Worry Is the Future Crippling the Present

Emma has always been a worrier, her mind a constant flurry of “what-ifs” and worst-case scenarios. So when she was offered a promotion at work, her initial excitement quickly turned into anxiety.

The new role came with more responsibilities, so naturally she was consumed by thoughts of failure. She worried about not meeting deadlines, disappointing her boss, and even losing her job altogether. For the next couple of days she lost sleep and her stress levels soared.

But despite her fears, Emma forced herself to take the promotion, bracing for the impending disaster she envisioned.

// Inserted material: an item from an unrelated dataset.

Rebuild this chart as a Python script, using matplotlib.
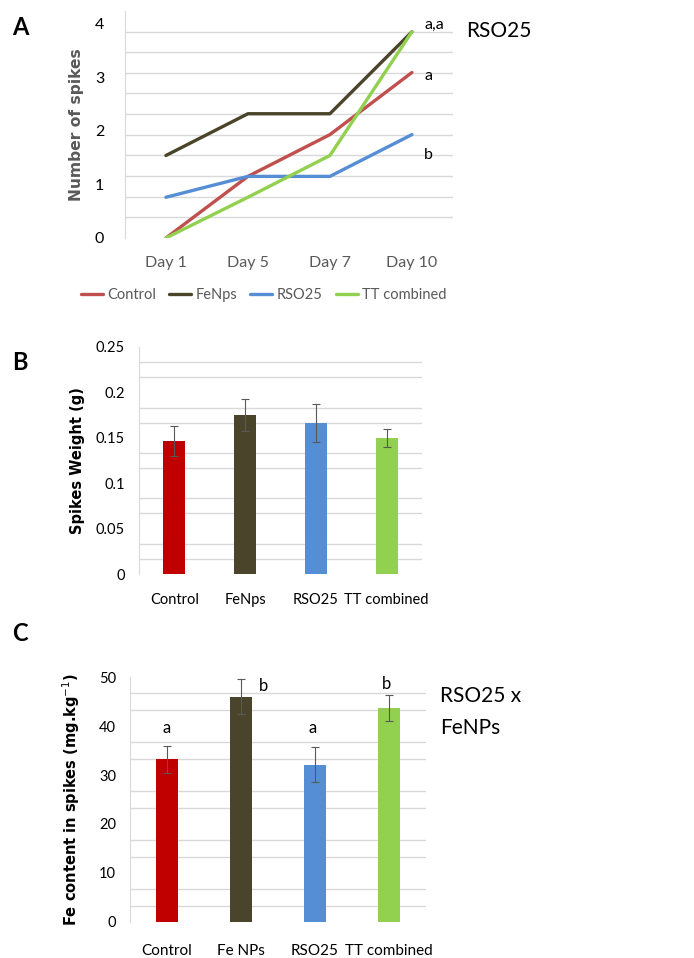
import numpy as np
import matplotlib
matplotlib.use('Agg')
import matplotlib.pyplot as plt
from matplotlib.ticker import FixedLocator

plt.rcParams['font.family'] = ['Lato', 'DejaVu Sans']

# panel A - number of spikes
days = ['Day 1', 'Day 5', 'Day 7', 'Day 10']
series_names = ['Control', 'FeNps', 'RSO25', 'TT combined']
control_spikes = [0, 1.15, 1.93, 3.09]
fenps_spikes = [1.54, 2.32, 2.32, 3.85]
rso_spikes = [0.76, 1.15, 1.15, 1.93]
tt_spikes = [0, 0.76, 1.54, 3.85]
line_colors = ['#C0504D', '#4A452A', '#558ED5', '#92D050']

# panel B - spikes weight
weight_groups = ['Control', 'FeNps', 'RSO25', 'TT combined']
weight_vals = [0.147, 0.175, 0.166, 0.150]
weight_err = [0.0165, 0.018, 0.021, 0.010]

# panel C - Fe content
fe_groups = ['Control', 'Fe NPs', 'RSO25', 'TT combined']
fe_vals = [33.2, 46.0, 32.1, 43.7]
fe_err = [2.7, 3.6, 3.6, 2.6]
fe_letters = ['a', 'b', 'a', 'b']

bar_colors = ['#C00000', '#4A452A', '#558ED5', '#92D050']
grid_c = '#D9D9D9'

fig = plt.figure(figsize=(6.94, 9.58), dpi=100)

# ---------------- A ----------------
axA = fig.add_axes([0.180, 0.7516, 0.4726, 0.237])
x = np.arange(len(days))
for vals, name, c in zip([control_spikes, fenps_spikes, rso_spikes, tt_spikes], series_names, line_colors):
    axA.plot(x, vals, color=c, lw=2.4, label=name, solid_capstyle='round', solid_joinstyle='round')
axA.set_xlim(-0.5, 3.5)
axA.set_ylim(0, 4.24)
axA.set_xticks(x)
axA.set_xticklabels(days, color='#595959', fontsize=11.5)
axA.set_yticks([0, 1, 2, 3, 4])
axA.set_yticklabels(['0', '1', '2', '3', '4'], fontsize=11.5)
axA.yaxis.set_minor_locator(FixedLocator(np.arange(12) * 0.3855))
axA.grid(True, which='minor', axis='y', color=grid_c, lw=1)
axA.tick_params(which='both', length=0)
axA.tick_params(axis='x', pad=13)
axA.tick_params(axis='y', pad=15)
for s in ['top', 'right', 'bottom']:
    axA.spines[s].set_visible(False)
axA.spines['left'].set_color(grid_c)
axA.set_ylabel('Number of spikes', fontsize=11.2, fontweight='bold', color='#595959',
               family='DejaVu Sans', labelpad=8)
axA.text(3.15, 3.97, 'a,a', fontsize=11.5, va='center')
axA.text(3.15, 3.02, 'a', fontsize=11.5, va='center')
axA.text(3.15, 1.55, 'b', fontsize=11.5, va='center')
fig.text(0.672, 0.968, 'RSO25', fontsize=15, va='center')
fig.text(0.018, 0.971, 'A', fontsize=17, fontweight='bold', va='center')
leg = fig.legend(*axA.get_legend_handles_labels(), loc='center', bbox_to_anchor=(0.380, 0.692),
                 ncol=4, frameon=False, fontsize=10.5, handlelength=1.5, handletextpad=0.3,
                 columnspacing=0.9)
for t in leg.get_texts():
    t.set_color('#595959')

# ---------------- B ----------------
axB = fig.add_axes([0.2003, 0.4008, 0.4078, 0.237])
xb = np.arange(len(weight_groups))
axB.bar(xb, weight_vals, width=0.31, color=bar_colors, zorder=3)
axB.errorbar(xb, weight_vals, yerr=weight_err, fmt='none', ecolor='#595959', elinewidth=0.8,
             capsize=3, capthick=0.8, zorder=4)
axB.set_xlim(-0.5, 3.5)
axB.set_ylim(0, 0.25)
axB.set_yticks([0, 0.05, 0.1, 0.15, 0.2, 0.25])
axB.set_yticklabels(['0', '0.05', '0.1', '0.15', '0.2', '0.25'], fontsize=10.5)
axB.yaxis.set_minor_locator(FixedLocator(np.arange(16) * 0.25 / 15))
axB.grid(True, which='minor', axis='y', color=grid_c, lw=1, zorder=0)
axB.set_xticks(xb)
axB.set_xticklabels(weight_groups, fontsize=10.5)
axB.tick_params(which='both', length=0)
axB.tick_params(axis='x', pad=14)
axB.tick_params(axis='y', pad=10)
for s in ['top', 'right', 'bottom']:
    axB.spines[s].set_visible(False)
axB.spines['left'].set_color(grid_c)
axB.set_ylabel('Spikes Weight (g)', fontsize=10.5, fontweight='bold', family='DejaVu Sans', labelpad=8)
fig.text(0.018, 0.622, 'B', fontsize=17, fontweight='bold', va='center')

# ---------------- C ----------------
axC = fig.add_axes([0.1873, 0.0376, 0.4265, 0.2557])
xc = np.arange(len(fe_groups))
axC.bar(xc, fe_vals, width=0.29, color=bar_colors, zorder=3)
axC.errorbar(xc, fe_vals, yerr=fe_err, fmt='none', ecolor='#595959', elinewidth=0.8,
             capsize=3, capthick=0.8, zorder=4)
axC.set_xlim(-0.5, 3.5)
axC.set_ylim(0, 50)
axC.set_yticks([0, 10, 20, 30, 40, 50])
axC.set_yticklabels(['0', '10', '20', '30', '40', '50'], fontsize=10.5)
axC.yaxis.set_minor_locator(FixedLocator(np.arange(16) * 50 / 15))
axC.grid(True, which='minor', axis='y', color=grid_c, lw=1, zorder=0)
axC.set_xticks(xc)
axC.set_xticklabels(fe_groups, fontsize=11)
axC.tick_params(which='both', length=0)
axC.tick_params(axis='x', pad=16)
axC.tick_params(axis='y', pad=10)
for s in ['top', 'right', 'bottom']:
    axC.spines[s].set_visible(False)
axC.spines['left'].set_color(grid_c)
axC.set_ylabel('Fe content in spikes (mg.kg$^{-1}$)', fontsize=10.5, fontweight='bold',
               family='DejaVu Sans', labelpad=12)
letter_pos = [(0.0, 39.6), (1.3, 48.1), (1.97, 39.6), (2.96, 48.6)]
for (lx, ly), lt in zip(letter_pos, fe_letters):
    axC.text(lx, ly, lt, fontsize=12, ha='center', va='center')
fig.text(0.634, 0.273, 'RSO25 x', fontsize=15, va='center')
fig.text(0.634, 0.240, 'FeNPs', fontsize=15, va='center')
fig.text(0.018, 0.339, 'C', fontsize=17, fontweight='bold', va='center')

fig.savefig('out.png', dpi=100, facecolor='white')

Fast forward to one year later – Emma looks back and realizes that none of her fears came true. In fact, quite the opposite. She has excelled in her role, her boss is impressed with her performance, and she is getting positive feedback from her colleagues. She asks herself the question many of us have asked ourselves often in our lives… “Why was I so worried about (fill in the blank)?”

Worrying is a natural part of being human. It is our mind’s way of trying to protect us from potential dangers and failures. However, as Mark Twain famously said, “I’ve had a lot of worries in my life, most of which never happened.” This quote encapsulates the essence of how worry often affects our lives. We spend time and energy fretting over things that are unlikely to occur, often at the expense of our happiness and peace of mind.

Research supports the fact that most of our worries are unfounded. Dr. Robert Leahy is a renowned psychologist and author of the popular 2006 book The Worry Cure: Seven Steps to Stop Worry from Stopping You. Through extensive research he found that 85% of the things people worry about never happen.

Moreover, of the remaining 15% that did happen, 79% of people found that they handled the situation better than they had expected, or the outcome was not as bad as they had anticipated. This means that 97% of what we worry about is either unfounded or manageable. So why do we worry so much?

Worrying stems from our need for control. Uncertainty triggers anxiety, and our minds conjure up scenarios in an attempt to prepare for any possible outcome. However, this often backfires, leading us to worry about events that are unlikely to occur. As Seneca, a famous Roman philosopher, once said, “We suffer more often in imagination than in reality.” Our imagination can be our worst enemy, creating mountains out of molehills and turning minor issues into major catastrophes.

It’s also important to note that excessive worrying can take a toll on our mental and physical health. Chronic stress from constant brooding is linked to a host of physical health problems, anxiety disorders and depression. The irony is that while we worry to avoid potential problems, the act of worrying itself can create real issues. And as Barbara Cameron says: “Worry about tomorrow only steals the joy from today.” So how can we overcome the habit of worrying?

The most common answers are exercise, yoga, meditation, deep breathing techniques, sufficient sleep, sunlight exposure, strong social connections and a healthy diet. These have all been proven to help keep the mind calm and at ease. But here are a few more you may not know:

One effective strategy is mindfulness, which involves focusing on the present moment and accepting it without judgment. By staying grounded in the here and now, we can reduce the tendency to dwell on future uncertainties. As Eckhart Tolle, a spiritual teacher, advises, “Realize deeply that the present moment is all you ever have. Make the Now the primary focus of your life.”

Another approach is to challenge our worries. When a worry arises, we can ask ourselves how likely it is to happen and what evidence we have to support this belief. Often, we will find that our fears are based on assumptions rather than facts.

Keeping a worry journal can also help. Writing down our worries and revisiting them later allows us to see how many of them actually come true. This practice can help us develop a more realistic perspective on our fears.

Lastly, and definitely one of the most powerful weapons against worry is actually just two words. Can you guess what they are? In the first sentence of this article you were introduced to Emma and her constant flurry of “what-ifs”. Moving forward, every time your mind conjures up a possible “what if” calamity, simply respond to your brain by thinking “even if” and then confirm that the outcome is something you can handle.

For instance, if you think to yourself, “What if I lose my job?”, the very next thought you should force your brain to think and accept is “Even if I lose my job, I will find another job, maybe even a better job, and it will all work out in the end.” This positive manifestation technique can really work wonders on your worried mind if you practice it routinely.

Awhile ago a friend shared a quote with me…“Regret is the past crippling the future.” As applied to worry, the way I see it is…

“Worry is the future crippling the present.”